*Dataset excerpt:*
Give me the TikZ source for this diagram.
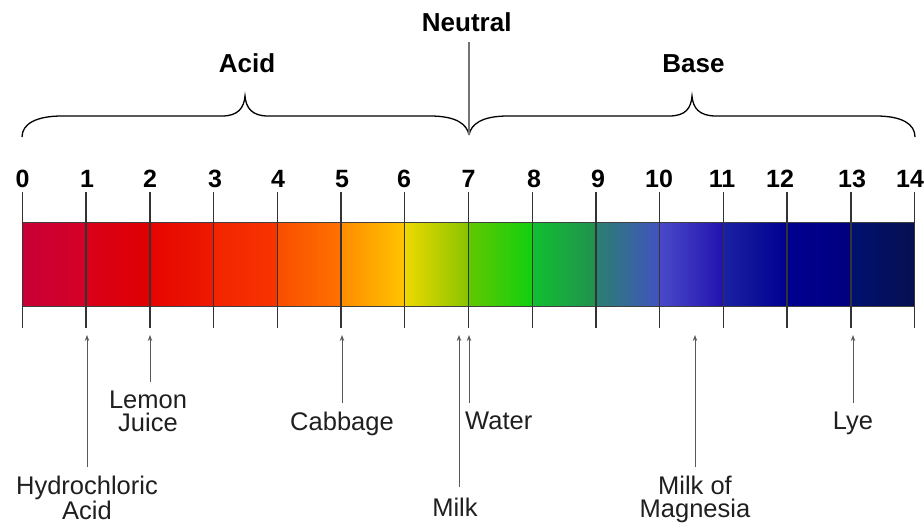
\documentclass[tikz,border=0pt]{standalone}
\usepackage{fontspec}
\setmainfont{Liberation Sans}
\usetikzlibrary{arrows.meta}
\definecolor{c0a}{HTML}{C80036}\definecolor{c0b}{HTML}{D50026}
\definecolor{c1a}{HTML}{D8001A}\definecolor{c1b}{HTML}{E00000}
\definecolor{c2a}{HTML}{E60400}\definecolor{c2b}{HTML}{EE1A00}
\definecolor{c3a}{HTML}{F22400}\definecolor{c3b}{HTML}{F83400}
\definecolor{c4a}{HTML}{F84E00}\definecolor{c4b}{HTML}{FF7200}
\definecolor{c5a}{HTML}{FF8C00}\definecolor{c5b}{HTML}{FFC400}
\definecolor{c6a}{HTML}{EED800}\definecolor{c6b}{HTML}{88C400}
\definecolor{c7a}{HTML}{62C800}\definecolor{c7b}{HTML}{10D010}
\definecolor{c8a}{HTML}{10C030}\definecolor{c8b}{HTML}{229050}
\definecolor{c9a}{HTML}{2A8070}\definecolor{c9b}{HTML}{4252C0}
\definecolor{c10a}{HTML}{4A4AC8}\definecolor{c10b}{HTML}{2212B0}
\definecolor{c11a}{HTML}{1A22A2}\definecolor{c11b}{HTML}{000090}
\definecolor{c12a}{HTML}{000090}\definecolor{c12b}{HTML}{000080}
\definecolor{c13a}{HTML}{001070}\definecolor{c13b}{HTML}{061050}
\begin{document}
\begin{tikzpicture}[x=1pt,y=-1pt,
  lbl/.style={font=\fontsize{25.5}{23}\selectfont, text=black!88, align=center, inner sep=0pt, anchor=north},
  num/.style={font=\fontsize{25}{25}\selectfont\bfseries, anchor=base, inner sep=0pt},
  head/.style={font=\fontsize{26}{26}\selectfont\bfseries, anchor=base, inner sep=0pt},
  tickline/.style={line width=1.4pt, draw=black!80},
  ptr/.style={draw=black!65, line width=1pt, -{Stealth[length=6pt,width=4.5pt]}, shorten <=9pt},
  bracepath/.style={draw=black, line width=1.3pt},
  baredge/.style={draw=black!75, line width=1pt}]
\useasboundingbox (0,0) rectangle (924,524);
% bar segments
\foreach \i in {0,...,13}{
  \pgfmathsetmacro{\xa}{22.4+63.73*\i}
  \pgfmathsetmacro{\xb}{22.4+63.73*(\i+1)}
  \shade[left color=c\i a, right color=c\i b] (\xa,222) rectangle (\xb,306);
}
\draw[baredge] (22.4,222) -- (914.6,222) (22.4,306) -- (914.6,306);
% ticks
\foreach \i in {0,...,14}{
  \draw[tickline] ({22.4+63.73*\i},192) -- ({22.4+63.73*\i},328);
}
% numbers
\foreach \i/\x in {0/22.5,1/87,2/150,3/215,4/278,5/342,6/404,7/468.5,8/534,9/598,10/659,11/722,12/780,13/852,14/910}{
  \node[num] (n\i) at (\x,187) {\i};
}
% headings
\node[head] (acid) at (247,73) {Acid};
\node[head] (base) at (693.5,73) {Base};
\node[head] (neutral) at (466.7,32) {Neutral};
% braces
\coordinate (b7) at (469,135);
\draw[bracepath] (22,137) .. controls (22,124) and (36,116) .. (62,116) -- (222,116)
  .. controls (238,116) and (244,108) .. (245,96)
  .. controls (246,108) and (252,116) .. (268,116) -- (430,116)
  .. controls (456,116) and (467,124) .. (b7);
\draw[bracepath] (b7) .. controls (471,124) and (482,116) .. (508,116) -- (669,116)
  .. controls (686,116) and (691,108) .. (692,96)
  .. controls (693,108) and (699,116) .. (716,116) -- (876,116)
  .. controls (902,116) and (915,124) .. (915,137);
\draw[draw=black!55, line width=1.2pt, shorten <=10pt] (neutral.south -| b7) -- (b7);
% arrow targets
\coordinate (a1) at (87,335);
\coordinate (a2) at (150,335);
\coordinate (a5) at (342,335);
\coordinate (a6) at (459,335);
\coordinate (a7) at (469,335);
\coordinate (a10) at (695,335);
\coordinate (a13) at (853,335);
% labels
\node[lbl] (hcl) at (87,476) {Hydrochloric\\Acid};
\node[lbl] (lemon) at (148,391) {Lemon\\Juice};
\node[lbl] (cabbage) at (342,412) {Cabbage};
\node[lbl, anchor=north west] (water) at (465,412) {Water};
\node[lbl] (milk) at (455,498) {Milk};
\node[lbl] (mom) at (695,476) {Milk of\\Magnesia};
\node[lbl] (lye) at (853,412) {Lye};
% pointers
\draw[ptr] (hcl.north) -- (a1);
\draw[ptr] (lemon.north -| a2) -- (a2);
\draw[ptr] (cabbage.north) -- (a5);
\draw[ptr, shorten <=11pt] (milk.north -| a6) -- (a6);
\draw[ptr] (water.north west -| a7) -- (a7);
\draw[ptr] (mom.north) -- (a10);
\draw[ptr] (lye.north) -- (a13);
\end{tikzpicture}
\end{document}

*Given task:* Repeat the material verbatim. Do not carry over any picture.

*Solved problem:*
Give me the TikZ source for this diagram.
\documentclass[tikz,border=0pt]{standalone}
\usepackage{fontspec}
\setmainfont{Liberation Sans}
\usetikzlibrary{arrows.meta}
\definecolor{c0a}{HTML}{C80036}\definecolor{c0b}{HTML}{D50026}
\definecolor{c1a}{HTML}{D8001A}\definecolor{c1b}{HTML}{E00000}
\definecolor{c2a}{HTML}{E60400}\definecolor{c2b}{HTML}{EE1A00}
\definecolor{c3a}{HTML}{F22400}\definecolor{c3b}{HTML}{F83400}
\definecolor{c4a}{HTML}{F84E00}\definecolor{c4b}{HTML}{FF7200}
\definecolor{c5a}{HTML}{FF8C00}\definecolor{c5b}{HTML}{FFC400}
\definecolor{c6a}{HTML}{EED800}\definecolor{c6b}{HTML}{88C400}
\definecolor{c7a}{HTML}{62C800}\definecolor{c7b}{HTML}{10D010}
\definecolor{c8a}{HTML}{10C030}\definecolor{c8b}{HTML}{229050}
\definecolor{c9a}{HTML}{2A8070}\definecolor{c9b}{HTML}{4252C0}
\definecolor{c10a}{HTML}{4A4AC8}\definecolor{c10b}{HTML}{2212B0}
\definecolor{c11a}{HTML}{1A22A2}\definecolor{c11b}{HTML}{000090}
\definecolor{c12a}{HTML}{000090}\definecolor{c12b}{HTML}{000080}
\definecolor{c13a}{HTML}{001070}\definecolor{c13b}{HTML}{061050}
\begin{document}
\begin{tikzpicture}[x=1pt,y=-1pt,
  lbl/.style={font=\fontsize{25.5}{23}\selectfont, text=black!88, align=center, inner sep=0pt, anchor=north},
  num/.style={font=\fontsize{25}{25}\selectfont\bfseries, anchor=base, inner sep=0pt},
  head/.style={font=\fontsize{26}{26}\selectfont\bfseries, anchor=base, inner sep=0pt},
  tickline/.style={line width=1.4pt, draw=black!80},
  ptr/.style={draw=black!65, line width=1pt, -{Stealth[length=6pt,width=4.5pt]}, shorten <=9pt},
  bracepath/.style={draw=black, line width=1.3pt},
  baredge/.style={draw=black!75, line width=1pt}]
\useasboundingbox (0,0) rectangle (924,524);
% bar segments
\foreach \i in {0,...,13}{
  \pgfmathsetmacro{\xa}{22.4+63.73*\i}
  \pgfmathsetmacro{\xb}{22.4+63.73*(\i+1)}
  \shade[left color=c\i a, right color=c\i b] (\xa,222) rectangle (\xb,306);
}
\draw[baredge] (22.4,222) -- (914.6,222) (22.4,306) -- (914.6,306);
% ticks
\foreach \i in {0,...,14}{
  \draw[tickline] ({22.4+63.73*\i},192) -- ({22.4+63.73*\i},328);
}
% numbers
\foreach \i/\x in {0/22.5,1/87,2/150,3/215,4/278,5/342,6/404,7/468.5,8/534,9/598,10/659,11/722,12/780,13/852,14/910}{
  \node[num] (n\i) at (\x,187) {\i};
}
% headings
\node[head] (acid) at (247,73) {Acid};
\node[head] (base) at (693.5,73) {Base};
\node[head] (neutral) at (466.7,32) {Neutral};
% braces
\coordinate (b7) at (469,135);
\draw[bracepath] (22,137) .. controls (22,124) and (36,116) .. (62,116) -- (222,116)
  .. controls (238,116) and (244,108) .. (245,96)
  .. controls (246,108) and (252,116) .. (268,116) -- (430,116)
  .. controls (456,116) and (467,124) .. (b7);
\draw[bracepath] (b7) .. controls (471,124) and (482,116) .. (508,116) -- (669,116)
  .. controls (686,116) and (691,108) .. (692,96)
  .. controls (693,108) and (699,116) .. (716,116) -- (876,116)
  .. controls (902,116) and (915,124) .. (915,137);
\draw[draw=black!55, line width=1.2pt, shorten <=10pt] (neutral.south -| b7) -- (b7);
% arrow targets
\coordinate (a1) at (87,335);
\coordinate (a2) at (150,335);
\coordinate (a5) at (342,335);
\coordinate (a6) at (459,335);
\coordinate (a7) at (469,335);
\coordinate (a10) at (695,335);
\coordinate (a13) at (853,335);
% labels
\node[lbl] (hcl) at (87,476) {Hydrochloric\\Acid};
\node[lbl] (lemon) at (148,391) {Lemon\\Juice};
\node[lbl] (cabbage) at (342,412) {Cabbage};
\node[lbl, anchor=north west] (water) at (465,412) {Water};
\node[lbl] (milk) at (455,498) {Milk};
\node[lbl] (mom) at (695,476) {Milk of\\Magnesia};
\node[lbl] (lye) at (853,412) {Lye};
% pointers
\draw[ptr] (hcl.north) -- (a1);
\draw[ptr] (lemon.north -| a2) -- (a2);
\draw[ptr] (cabbage.north) -- (a5);
\draw[ptr, shorten <=11pt] (milk.north -| a6) -- (a6);
\draw[ptr] (water.north west -| a7) -- (a7);
\draw[ptr] (mom.north) -- (a10);
\draw[ptr] (lye.north) -- (a13);
\end{tikzpicture}
\end{document}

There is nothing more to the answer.